Aim of the task: Omit all images. Write out the rest of the material exactly.

================

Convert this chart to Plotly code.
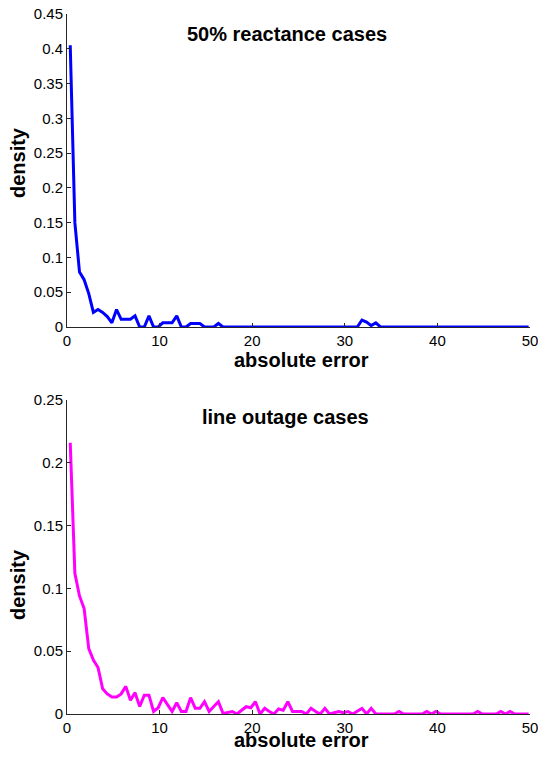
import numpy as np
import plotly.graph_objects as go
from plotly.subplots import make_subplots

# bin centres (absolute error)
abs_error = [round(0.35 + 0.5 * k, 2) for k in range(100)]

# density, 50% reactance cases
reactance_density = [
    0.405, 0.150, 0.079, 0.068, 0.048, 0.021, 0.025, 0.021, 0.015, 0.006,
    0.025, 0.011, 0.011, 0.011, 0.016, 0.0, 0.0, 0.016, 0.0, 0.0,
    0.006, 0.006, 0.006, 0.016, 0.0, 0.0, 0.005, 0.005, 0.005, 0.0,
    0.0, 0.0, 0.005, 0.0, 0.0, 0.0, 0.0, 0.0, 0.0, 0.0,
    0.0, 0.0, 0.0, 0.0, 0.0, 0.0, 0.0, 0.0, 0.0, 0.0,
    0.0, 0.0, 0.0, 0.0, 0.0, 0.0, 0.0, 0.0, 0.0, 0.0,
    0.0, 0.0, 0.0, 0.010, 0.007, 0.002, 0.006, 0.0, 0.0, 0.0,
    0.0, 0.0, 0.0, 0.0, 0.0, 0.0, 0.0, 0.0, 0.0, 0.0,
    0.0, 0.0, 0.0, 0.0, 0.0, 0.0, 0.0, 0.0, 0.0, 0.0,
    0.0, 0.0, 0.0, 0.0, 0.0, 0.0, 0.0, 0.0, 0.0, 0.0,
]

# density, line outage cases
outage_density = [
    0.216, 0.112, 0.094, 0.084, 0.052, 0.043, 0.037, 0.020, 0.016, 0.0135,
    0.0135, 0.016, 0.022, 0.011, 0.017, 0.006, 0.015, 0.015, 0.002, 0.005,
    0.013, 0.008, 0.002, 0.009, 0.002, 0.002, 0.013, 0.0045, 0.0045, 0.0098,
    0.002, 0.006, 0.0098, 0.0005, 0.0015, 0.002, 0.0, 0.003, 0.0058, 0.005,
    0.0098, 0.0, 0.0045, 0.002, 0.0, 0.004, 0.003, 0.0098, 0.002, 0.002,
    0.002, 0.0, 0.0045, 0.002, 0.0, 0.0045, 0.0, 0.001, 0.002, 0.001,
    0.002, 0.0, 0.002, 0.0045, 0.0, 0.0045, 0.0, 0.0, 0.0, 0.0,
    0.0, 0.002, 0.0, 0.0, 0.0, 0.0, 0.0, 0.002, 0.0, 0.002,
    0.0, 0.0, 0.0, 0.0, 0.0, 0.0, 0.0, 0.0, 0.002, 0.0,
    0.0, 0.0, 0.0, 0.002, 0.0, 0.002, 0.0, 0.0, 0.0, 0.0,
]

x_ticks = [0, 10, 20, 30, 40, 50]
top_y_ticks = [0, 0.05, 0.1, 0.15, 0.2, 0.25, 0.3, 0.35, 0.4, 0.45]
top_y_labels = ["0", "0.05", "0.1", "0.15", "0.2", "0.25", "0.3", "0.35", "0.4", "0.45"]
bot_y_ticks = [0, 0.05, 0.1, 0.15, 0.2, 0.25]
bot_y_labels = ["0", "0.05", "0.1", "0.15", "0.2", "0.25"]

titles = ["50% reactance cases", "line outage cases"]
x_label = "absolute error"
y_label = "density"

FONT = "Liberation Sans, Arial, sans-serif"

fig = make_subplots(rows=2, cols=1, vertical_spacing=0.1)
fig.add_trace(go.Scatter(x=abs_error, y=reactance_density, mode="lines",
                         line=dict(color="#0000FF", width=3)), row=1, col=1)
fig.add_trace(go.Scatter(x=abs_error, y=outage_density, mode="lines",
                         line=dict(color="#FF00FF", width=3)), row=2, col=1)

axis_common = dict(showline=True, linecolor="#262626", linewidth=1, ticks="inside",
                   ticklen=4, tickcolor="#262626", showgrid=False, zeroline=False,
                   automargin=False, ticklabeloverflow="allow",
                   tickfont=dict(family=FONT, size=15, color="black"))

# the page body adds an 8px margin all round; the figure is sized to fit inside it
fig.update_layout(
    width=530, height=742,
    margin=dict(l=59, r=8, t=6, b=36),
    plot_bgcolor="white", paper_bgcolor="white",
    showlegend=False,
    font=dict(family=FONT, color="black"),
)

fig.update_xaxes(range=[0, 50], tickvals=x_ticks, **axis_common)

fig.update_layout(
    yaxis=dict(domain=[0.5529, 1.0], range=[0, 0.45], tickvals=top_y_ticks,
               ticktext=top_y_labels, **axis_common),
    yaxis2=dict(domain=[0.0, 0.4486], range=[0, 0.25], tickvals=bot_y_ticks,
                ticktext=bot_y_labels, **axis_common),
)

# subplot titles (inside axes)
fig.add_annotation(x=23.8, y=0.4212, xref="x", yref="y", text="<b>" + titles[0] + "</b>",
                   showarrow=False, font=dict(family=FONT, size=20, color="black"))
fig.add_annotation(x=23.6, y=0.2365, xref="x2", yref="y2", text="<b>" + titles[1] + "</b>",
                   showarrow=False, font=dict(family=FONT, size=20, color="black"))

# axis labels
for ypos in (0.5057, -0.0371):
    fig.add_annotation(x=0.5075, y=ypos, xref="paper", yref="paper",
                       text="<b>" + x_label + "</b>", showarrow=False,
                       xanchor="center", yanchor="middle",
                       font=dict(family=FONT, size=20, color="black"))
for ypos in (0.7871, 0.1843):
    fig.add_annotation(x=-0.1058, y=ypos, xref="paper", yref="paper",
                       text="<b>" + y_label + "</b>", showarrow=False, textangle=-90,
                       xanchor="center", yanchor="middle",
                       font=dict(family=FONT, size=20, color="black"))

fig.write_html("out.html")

================

Correct response:
Convert this chart to Plotly code.
import numpy as np
import plotly.graph_objects as go
from plotly.subplots import make_subplots

# bin centres (absolute error)
abs_error = [round(0.35 + 0.5 * k, 2) for k in range(100)]

# density, 50% reactance cases
reactance_density = [
    0.405, 0.150, 0.079, 0.068, 0.048, 0.021, 0.025, 0.021, 0.015, 0.006,
    0.025, 0.011, 0.011, 0.011, 0.016, 0.0, 0.0, 0.016, 0.0, 0.0,
    0.006, 0.006, 0.006, 0.016, 0.0, 0.0, 0.005, 0.005, 0.005, 0.0,
    0.0, 0.0, 0.005, 0.0, 0.0, 0.0, 0.0, 0.0, 0.0, 0.0,
    0.0, 0.0, 0.0, 0.0, 0.0, 0.0, 0.0, 0.0, 0.0, 0.0,
    0.0, 0.0, 0.0, 0.0, 0.0, 0.0, 0.0, 0.0, 0.0, 0.0,
    0.0, 0.0, 0.0, 0.010, 0.007, 0.002, 0.006, 0.0, 0.0, 0.0,
    0.0, 0.0, 0.0, 0.0, 0.0, 0.0, 0.0, 0.0, 0.0, 0.0,
    0.0, 0.0, 0.0, 0.0, 0.0, 0.0, 0.0, 0.0, 0.0, 0.0,
    0.0, 0.0, 0.0, 0.0, 0.0, 0.0, 0.0, 0.0, 0.0, 0.0,
]

# density, line outage cases
outage_density = [
    0.216, 0.112, 0.094, 0.084, 0.052, 0.043, 0.037, 0.020, 0.016, 0.0135,
    0.0135, 0.016, 0.022, 0.011, 0.017, 0.006, 0.015, 0.015, 0.002, 0.005,
    0.013, 0.008, 0.002, 0.009, 0.002, 0.002, 0.013, 0.0045, 0.0045, 0.0098,
    0.002, 0.006, 0.0098, 0.0005, 0.0015, 0.002, 0.0, 0.003, 0.0058, 0.005,
    0.0098, 0.0, 0.0045, 0.002, 0.0, 0.004, 0.003, 0.0098, 0.002, 0.002,
    0.002, 0.0, 0.0045, 0.002, 0.0, 0.0045, 0.0, 0.001, 0.002, 0.001,
    0.002, 0.0, 0.002, 0.0045, 0.0, 0.0045, 0.0, 0.0, 0.0, 0.0,
    0.0, 0.002, 0.0, 0.0, 0.0, 0.0, 0.0, 0.002, 0.0, 0.002,
    0.0, 0.0, 0.0, 0.0, 0.0, 0.0, 0.0, 0.0, 0.002, 0.0,
    0.0, 0.0, 0.0, 0.002, 0.0, 0.002, 0.0, 0.0, 0.0, 0.0,
]

x_ticks = [0, 10, 20, 30, 40, 50]
top_y_ticks = [0, 0.05, 0.1, 0.15, 0.2, 0.25, 0.3, 0.35, 0.4, 0.45]
top_y_labels = ["0", "0.05", "0.1", "0.15", "0.2", "0.25", "0.3", "0.35", "0.4", "0.45"]
bot_y_ticks = [0, 0.05, 0.1, 0.15, 0.2, 0.25]
bot_y_labels = ["0", "0.05", "0.1", "0.15", "0.2", "0.25"]

titles = ["50% reactance cases", "line outage cases"]
x_label = "absolute error"
y_label = "density"

FONT = "Liberation Sans, Arial, sans-serif"

fig = make_subplots(rows=2, cols=1, vertical_spacing=0.1)
fig.add_trace(go.Scatter(x=abs_error, y=reactance_density, mode="lines",
                         line=dict(color="#0000FF", width=3)), row=1, col=1)
fig.add_trace(go.Scatter(x=abs_error, y=outage_density, mode="lines",
                         line=dict(color="#FF00FF", width=3)), row=2, col=1)

axis_common = dict(showline=True, linecolor="#262626", linewidth=1, ticks="inside",
                   ticklen=4, tickcolor="#262626", showgrid=False, zeroline=False,
                   automargin=False, ticklabeloverflow="allow",
                   tickfont=dict(family=FONT, size=15, color="black"))

# the page body adds an 8px margin all round; the figure is sized to fit inside it
fig.update_layout(
    width=530, height=742,
    margin=dict(l=59, r=8, t=6, b=36),
    plot_bgcolor="white", paper_bgcolor="white",
    showlegend=False,
    font=dict(family=FONT, color="black"),
)

fig.update_xaxes(range=[0, 50], tickvals=x_ticks, **axis_common)

fig.update_layout(
    yaxis=dict(domain=[0.5529, 1.0], range=[0, 0.45], tickvals=top_y_ticks,
               ticktext=top_y_labels, **axis_common),
    yaxis2=dict(domain=[0.0, 0.4486], range=[0, 0.25], tickvals=bot_y_ticks,
                ticktext=bot_y_labels, **axis_common),
)

# subplot titles (inside axes)
fig.add_annotation(x=23.8, y=0.4212, xref="x", yref="y", text="<b>" + titles[0] + "</b>",
                   showarrow=False, font=dict(family=FONT, size=20, color="black"))
fig.add_annotation(x=23.6, y=0.2365, xref="x2", yref="y2", text="<b>" + titles[1] + "</b>",
                   showarrow=False, font=dict(family=FONT, size=20, color="black"))

# axis labels
for ypos in (0.5057, -0.0371):
    fig.add_annotation(x=0.5075, y=ypos, xref="paper", yref="paper",
                       text="<b>" + x_label + "</b>", showarrow=False,
                       xanchor="center", yanchor="middle",
                       font=dict(family=FONT, size=20, color="black"))
for ypos in (0.7871, 0.1843):
    fig.add_annotation(x=-0.1058, y=ypos, xref="paper", yref="paper",
                       text="<b>" + y_label + "</b>", showarrow=False, textangle=-90,
                       xanchor="center", yanchor="middle",
                       font=dict(family=FONT, size=20, color="black"))

fig.write_html("out.html")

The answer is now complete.